§ Exercise aim: Restate the whole listing word for word. Pictures are left out.

§ Raw data:
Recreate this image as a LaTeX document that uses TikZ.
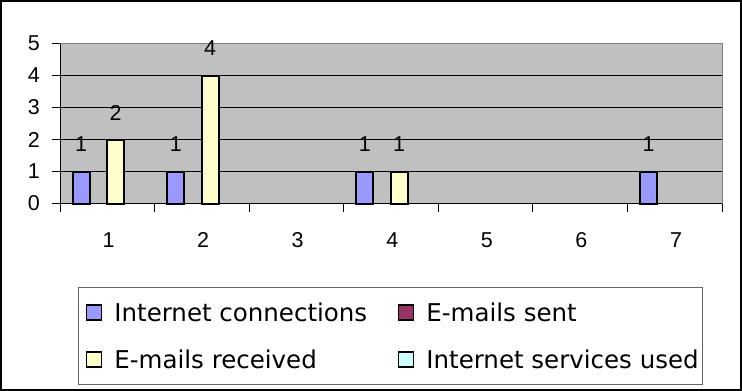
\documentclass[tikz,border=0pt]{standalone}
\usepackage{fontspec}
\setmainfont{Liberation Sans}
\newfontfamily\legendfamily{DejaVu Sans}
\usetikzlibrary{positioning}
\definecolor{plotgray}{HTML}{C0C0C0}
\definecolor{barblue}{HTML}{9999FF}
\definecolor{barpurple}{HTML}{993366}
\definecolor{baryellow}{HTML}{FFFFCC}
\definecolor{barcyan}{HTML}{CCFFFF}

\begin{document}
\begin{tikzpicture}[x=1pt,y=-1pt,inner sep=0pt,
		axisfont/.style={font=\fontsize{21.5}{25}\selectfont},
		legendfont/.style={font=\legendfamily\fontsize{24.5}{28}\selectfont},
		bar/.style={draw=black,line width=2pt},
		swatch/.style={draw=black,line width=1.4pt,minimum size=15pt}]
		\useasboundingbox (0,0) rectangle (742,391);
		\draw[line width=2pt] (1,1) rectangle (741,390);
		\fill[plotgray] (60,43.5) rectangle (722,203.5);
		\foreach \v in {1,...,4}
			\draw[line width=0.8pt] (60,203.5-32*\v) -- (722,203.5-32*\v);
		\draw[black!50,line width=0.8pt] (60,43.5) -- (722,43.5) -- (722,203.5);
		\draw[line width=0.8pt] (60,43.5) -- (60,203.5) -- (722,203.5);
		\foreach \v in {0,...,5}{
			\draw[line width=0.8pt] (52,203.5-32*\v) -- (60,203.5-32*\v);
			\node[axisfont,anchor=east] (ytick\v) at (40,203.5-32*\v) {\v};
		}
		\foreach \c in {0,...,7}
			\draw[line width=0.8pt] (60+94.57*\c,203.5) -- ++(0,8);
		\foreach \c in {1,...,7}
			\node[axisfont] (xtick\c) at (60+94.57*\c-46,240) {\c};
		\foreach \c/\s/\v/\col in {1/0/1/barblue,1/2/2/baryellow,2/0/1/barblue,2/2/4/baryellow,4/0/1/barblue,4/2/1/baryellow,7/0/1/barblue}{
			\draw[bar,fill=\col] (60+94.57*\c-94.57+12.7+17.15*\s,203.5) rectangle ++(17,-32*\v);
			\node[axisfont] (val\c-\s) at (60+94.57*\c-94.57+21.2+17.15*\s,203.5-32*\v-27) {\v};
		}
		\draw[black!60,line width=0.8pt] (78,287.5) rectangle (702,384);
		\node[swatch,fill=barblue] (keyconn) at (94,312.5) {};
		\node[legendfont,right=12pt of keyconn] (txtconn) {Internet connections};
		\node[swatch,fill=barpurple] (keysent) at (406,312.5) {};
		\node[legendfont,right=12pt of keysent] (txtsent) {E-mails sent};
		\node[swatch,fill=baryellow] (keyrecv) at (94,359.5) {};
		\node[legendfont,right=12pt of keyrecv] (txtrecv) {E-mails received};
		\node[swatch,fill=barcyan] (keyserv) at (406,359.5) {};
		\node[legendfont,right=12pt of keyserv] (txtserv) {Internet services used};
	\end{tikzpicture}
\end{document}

§ Reply:
Recreate this image as a LaTeX document that uses TikZ.
\documentclass[tikz,border=0pt]{standalone}
\usepackage{fontspec}
\setmainfont{Liberation Sans}
\newfontfamily\legendfamily{DejaVu Sans}
\usetikzlibrary{positioning}
\definecolor{plotgray}{HTML}{C0C0C0}
\definecolor{barblue}{HTML}{9999FF}
\definecolor{barpurple}{HTML}{993366}
\definecolor{baryellow}{HTML}{FFFFCC}
\definecolor{barcyan}{HTML}{CCFFFF}

\begin{document}
\begin{tikzpicture}[x=1pt,y=-1pt,inner sep=0pt,
		axisfont/.style={font=\fontsize{21.5}{25}\selectfont},
		legendfont/.style={font=\legendfamily\fontsize{24.5}{28}\selectfont},
		bar/.style={draw=black,line width=2pt},
		swatch/.style={draw=black,line width=1.4pt,minimum size=15pt}]
		\useasboundingbox (0,0) rectangle (742,391);
		\draw[line width=2pt] (1,1) rectangle (741,390);
		\fill[plotgray] (60,43.5) rectangle (722,203.5);
		\foreach \v in {1,...,4}
			\draw[line width=0.8pt] (60,203.5-32*\v) -- (722,203.5-32*\v);
		\draw[black!50,line width=0.8pt] (60,43.5) -- (722,43.5) -- (722,203.5);
		\draw[line width=0.8pt] (60,43.5) -- (60,203.5) -- (722,203.5);
		\foreach \v in {0,...,5}{
			\draw[line width=0.8pt] (52,203.5-32*\v) -- (60,203.5-32*\v);
			\node[axisfont,anchor=east] (ytick\v) at (40,203.5-32*\v) {\v};
		}
		\foreach \c in {0,...,7}
			\draw[line width=0.8pt] (60+94.57*\c,203.5) -- ++(0,8);
		\foreach \c in {1,...,7}
			\node[axisfont] (xtick\c) at (60+94.57*\c-46,240) {\c};
		\foreach \c/\s/\v/\col in {1/0/1/barblue,1/2/2/baryellow,2/0/1/barblue,2/2/4/baryellow,4/0/1/barblue,4/2/1/baryellow,7/0/1/barblue}{
			\draw[bar,fill=\col] (60+94.57*\c-94.57+12.7+17.15*\s,203.5) rectangle ++(17,-32*\v);
			\node[axisfont] (val\c-\s) at (60+94.57*\c-94.57+21.2+17.15*\s,203.5-32*\v-27) {\v};
		}
		\draw[black!60,line width=0.8pt] (78,287.5) rectangle (702,384);
		\node[swatch,fill=barblue] (keyconn) at (94,312.5) {};
		\node[legendfont,right=12pt of keyconn] (txtconn) {Internet connections};
		\node[swatch,fill=barpurple] (keysent) at (406,312.5) {};
		\node[legendfont,right=12pt of keysent] (txtsent) {E-mails sent};
		\node[swatch,fill=baryellow] (keyrecv) at (94,359.5) {};
		\node[legendfont,right=12pt of keyrecv] (txtrecv) {E-mails received};
		\node[swatch,fill=barcyan] (keyserv) at (406,359.5) {};
		\node[legendfont,right=12pt of keyserv] (txtserv) {Internet services used};
	\end{tikzpicture}
\end{document}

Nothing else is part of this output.